Despite sickness and other hardships, he maintained a surreptitious but detailed day-to-day record of all he saw and heard which could be of value to an invading army. He noted down wells and rivers, crops and other vegetation, rainfall and climate. He pinpointed the best defensive positions, described the fortifications of villages along the route, and detailed the idiosyncrasies and alliances of the local khans. He even recorded the ruins and monuments he passed, although not being an antiquarian he had to rely on the dubious stories of the locals as to their age and history.

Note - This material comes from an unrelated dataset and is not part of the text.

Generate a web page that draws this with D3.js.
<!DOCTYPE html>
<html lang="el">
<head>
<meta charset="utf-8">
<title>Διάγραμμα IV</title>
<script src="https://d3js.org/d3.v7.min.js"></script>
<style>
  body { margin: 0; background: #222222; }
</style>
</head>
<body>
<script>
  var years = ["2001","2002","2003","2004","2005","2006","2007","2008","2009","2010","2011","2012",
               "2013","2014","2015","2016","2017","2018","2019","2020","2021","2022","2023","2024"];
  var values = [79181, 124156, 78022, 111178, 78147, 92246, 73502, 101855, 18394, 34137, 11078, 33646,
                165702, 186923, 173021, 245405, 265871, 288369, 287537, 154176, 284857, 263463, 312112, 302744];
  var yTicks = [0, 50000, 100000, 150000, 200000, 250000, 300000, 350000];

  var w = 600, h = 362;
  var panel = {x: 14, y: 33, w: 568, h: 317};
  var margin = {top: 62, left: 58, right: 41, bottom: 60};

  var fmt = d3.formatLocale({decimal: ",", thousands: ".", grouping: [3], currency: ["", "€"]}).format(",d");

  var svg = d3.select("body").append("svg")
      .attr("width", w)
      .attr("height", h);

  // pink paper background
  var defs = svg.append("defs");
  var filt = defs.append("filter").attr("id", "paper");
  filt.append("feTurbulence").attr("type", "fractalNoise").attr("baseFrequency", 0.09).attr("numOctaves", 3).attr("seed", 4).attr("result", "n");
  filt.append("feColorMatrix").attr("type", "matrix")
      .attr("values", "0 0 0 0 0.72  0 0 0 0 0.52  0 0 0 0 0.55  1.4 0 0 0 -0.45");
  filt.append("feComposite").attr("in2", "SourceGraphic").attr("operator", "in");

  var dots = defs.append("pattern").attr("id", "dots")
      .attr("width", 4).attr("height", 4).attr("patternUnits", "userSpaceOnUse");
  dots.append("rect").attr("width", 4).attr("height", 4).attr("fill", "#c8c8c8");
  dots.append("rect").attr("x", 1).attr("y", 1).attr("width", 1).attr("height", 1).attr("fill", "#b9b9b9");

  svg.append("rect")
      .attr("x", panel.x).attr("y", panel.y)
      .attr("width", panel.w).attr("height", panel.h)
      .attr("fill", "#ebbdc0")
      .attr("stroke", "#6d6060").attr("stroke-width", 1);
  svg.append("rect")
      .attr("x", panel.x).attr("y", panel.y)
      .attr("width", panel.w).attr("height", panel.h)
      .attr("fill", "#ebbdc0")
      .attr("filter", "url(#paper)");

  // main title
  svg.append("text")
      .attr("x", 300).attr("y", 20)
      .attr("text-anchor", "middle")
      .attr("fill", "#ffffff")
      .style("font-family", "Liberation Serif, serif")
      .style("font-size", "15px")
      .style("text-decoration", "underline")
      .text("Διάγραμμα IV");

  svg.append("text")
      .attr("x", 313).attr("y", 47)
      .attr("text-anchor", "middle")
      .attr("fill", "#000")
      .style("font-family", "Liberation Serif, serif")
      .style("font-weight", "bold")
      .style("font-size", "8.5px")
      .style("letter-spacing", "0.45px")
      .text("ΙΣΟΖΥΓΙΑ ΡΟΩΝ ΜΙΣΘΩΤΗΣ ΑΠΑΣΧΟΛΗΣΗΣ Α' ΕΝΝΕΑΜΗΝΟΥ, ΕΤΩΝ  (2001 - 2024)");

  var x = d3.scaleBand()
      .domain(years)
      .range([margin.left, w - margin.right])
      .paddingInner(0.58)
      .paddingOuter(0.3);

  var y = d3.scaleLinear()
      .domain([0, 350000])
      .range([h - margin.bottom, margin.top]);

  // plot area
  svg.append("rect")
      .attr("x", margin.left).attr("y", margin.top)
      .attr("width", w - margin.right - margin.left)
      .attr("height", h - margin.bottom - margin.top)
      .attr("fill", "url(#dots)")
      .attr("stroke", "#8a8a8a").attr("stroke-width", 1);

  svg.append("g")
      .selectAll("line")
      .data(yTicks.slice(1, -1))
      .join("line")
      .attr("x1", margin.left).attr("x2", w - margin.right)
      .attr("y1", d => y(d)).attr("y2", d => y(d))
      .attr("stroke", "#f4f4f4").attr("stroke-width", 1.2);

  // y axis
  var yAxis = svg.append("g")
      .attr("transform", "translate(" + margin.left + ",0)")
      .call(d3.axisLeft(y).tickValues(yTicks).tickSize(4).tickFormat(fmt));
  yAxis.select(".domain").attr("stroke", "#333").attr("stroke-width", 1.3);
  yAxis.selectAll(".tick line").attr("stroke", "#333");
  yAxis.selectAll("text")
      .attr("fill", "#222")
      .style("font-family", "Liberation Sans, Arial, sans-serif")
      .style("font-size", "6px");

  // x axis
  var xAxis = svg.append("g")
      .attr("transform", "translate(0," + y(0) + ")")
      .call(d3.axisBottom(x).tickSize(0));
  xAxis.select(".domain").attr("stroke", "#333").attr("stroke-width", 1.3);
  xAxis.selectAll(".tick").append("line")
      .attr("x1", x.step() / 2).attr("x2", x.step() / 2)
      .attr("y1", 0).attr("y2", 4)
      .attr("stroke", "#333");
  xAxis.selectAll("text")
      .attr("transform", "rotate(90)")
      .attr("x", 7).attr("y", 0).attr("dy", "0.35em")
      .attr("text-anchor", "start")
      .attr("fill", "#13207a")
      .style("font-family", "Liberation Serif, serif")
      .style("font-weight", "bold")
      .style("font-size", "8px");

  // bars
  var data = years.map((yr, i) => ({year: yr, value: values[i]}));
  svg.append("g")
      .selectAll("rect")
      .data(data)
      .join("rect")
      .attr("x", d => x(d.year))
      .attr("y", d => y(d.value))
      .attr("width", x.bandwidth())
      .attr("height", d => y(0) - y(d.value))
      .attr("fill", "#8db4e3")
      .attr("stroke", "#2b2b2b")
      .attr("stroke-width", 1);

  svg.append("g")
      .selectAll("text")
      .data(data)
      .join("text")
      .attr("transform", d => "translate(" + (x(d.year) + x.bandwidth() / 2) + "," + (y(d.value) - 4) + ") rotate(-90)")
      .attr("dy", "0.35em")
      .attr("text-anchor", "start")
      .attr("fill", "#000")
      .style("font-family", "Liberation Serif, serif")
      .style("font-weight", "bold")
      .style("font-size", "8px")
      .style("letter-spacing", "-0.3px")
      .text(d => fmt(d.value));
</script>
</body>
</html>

In addition, he secretly charted his route on a sketch map, which later was turned into the first military map of the approaches to India from the west. Just how he managed to do this without detection he did not disclose in his otherwise detailed account of the journey, perhaps wishing to retain his secret for subsequent use.

On March 31, after skirting the south-eastern corner of the mighty Helmund desert, whose existence and approximate location were thus confirmed, Pottinger and his five-man party struck into the first of the two deserts they were now forced to cross. The presence of such vast natural obstacles astride an invader’s path, Pottinger knew, would be extremely welcome news to those responsible for the defence of India. He was soon to discover for himself why these deserts enjoyed so ill a reputation among the Baluchis, for within a few miles they ran into a succession of near-vertical dunes of fine red sand, some of them twenty feet high. ‘Most of these’, he recounts, ‘rise perpendicularly on the opposite side to that from which the prevailing wind blows . . . and might readily be fancied, at a distance, to resemble a new brick wall.’ The windward side, however, sloped gently to the base of the succeeding dune, leaving a pathway between them. ‘I kept as much in these paths as the direction I had to travel in would admit of,’ he added, ‘but had nevertheless exceeding difficulty and fatigue in urging the camels over the waves when it was requisite to do so, and more particularly where we had to clamber up the leeward face of them, in which attempt we were many times defeated.’ The next day conditions got worse. Their continuing battle with the sand dunes was, in Pottinger’s words, ‘trifling compared with the distress suffered, not only by myself and people, but even the camels, from the floating particles of sand.’ For a layer of abrasive red dust hovered over the desert, getting into their eyes, noses and mouths, and causing extreme discomfort, not to mention thirst, which was aggravated by the intense heat of the sun.

Before long they reached the dry bed of a river, 500 yards wide, with a recently abandoned village beside it, its inhabitants driven out by the drought. Here they halted, and after much digging managed to obtain two skins of water. The nature of the desert now changed from sand to hard black gravel. Not long afterwards the air began to feel sultry and dust-devils or whirlwinds sprang up, followed shortly by a violent storm. ‘The rain fell in the largest drops I ever remember to have seen,’ Pottinger recounts. ‘The air was so completely darkened that I was absolutely unable to discern anything at the distance of even five yards.’ Yet this storm was mild, his guide told him, compared with those which sometimes struck the desert at the height of summer, when it was considered impassable to travellers. The furnace-hot wind which accompanied these storms was known to the Baluchis as the ‘flame’ or the ‘pestilence’. Not only could it kill camels with its violence, but it could flay alive an unprotected human being. According to Pottinger’s men, who claimed to have witnessed its effects, ‘the muscles of the unhappy sufferer become rigid, the skin shrivels, an agonising sensation, as if the flesh was on fire, pervades the whole frame . . .’ The victim’s skin, they assured him, cracked ‘into deep gashes, producing haemorrhage that quickly ends this misery’, although sometimes the sufferer might survive in agony for hours if not days. (That this was clearly a wild exaggeration may be obvious today, but in Pottinger’s time little was known about desert travel, and anything must have seemed possible in previously unexplored regions such as this.)

Since the desert was without landmarks of any kind, the guide plotted their course by means of a distant range of mountains. Once, however, when Pottinger decided to leave at midnight to avoid the terrible heat of the day, they quickly found themselves lost, not knowing in which direction to proceed. Concealed on him, Pottinger carried a compass. Unknown to his men, he surreptitiously produced this, and after forcing the glass from it, he managed to feel the needle with his thumb, thus establishing the direction they should be heading in. When at daylight this proved to be accurate, his men were astonished, and for days spoke of it ‘as wonderful proof of my wisdom’. Normally Pottinger only used his compass in secrecy to take bearings for his sketch map, but once or twice he was unable to prevent it from being seen. He would explain that it was a
Kiblah nooma,
or Mecca-pointer, which showed him the direction in which the Kiblah, or Muhammad’s tomb, lay so that he could prostrate himself towards it when praying.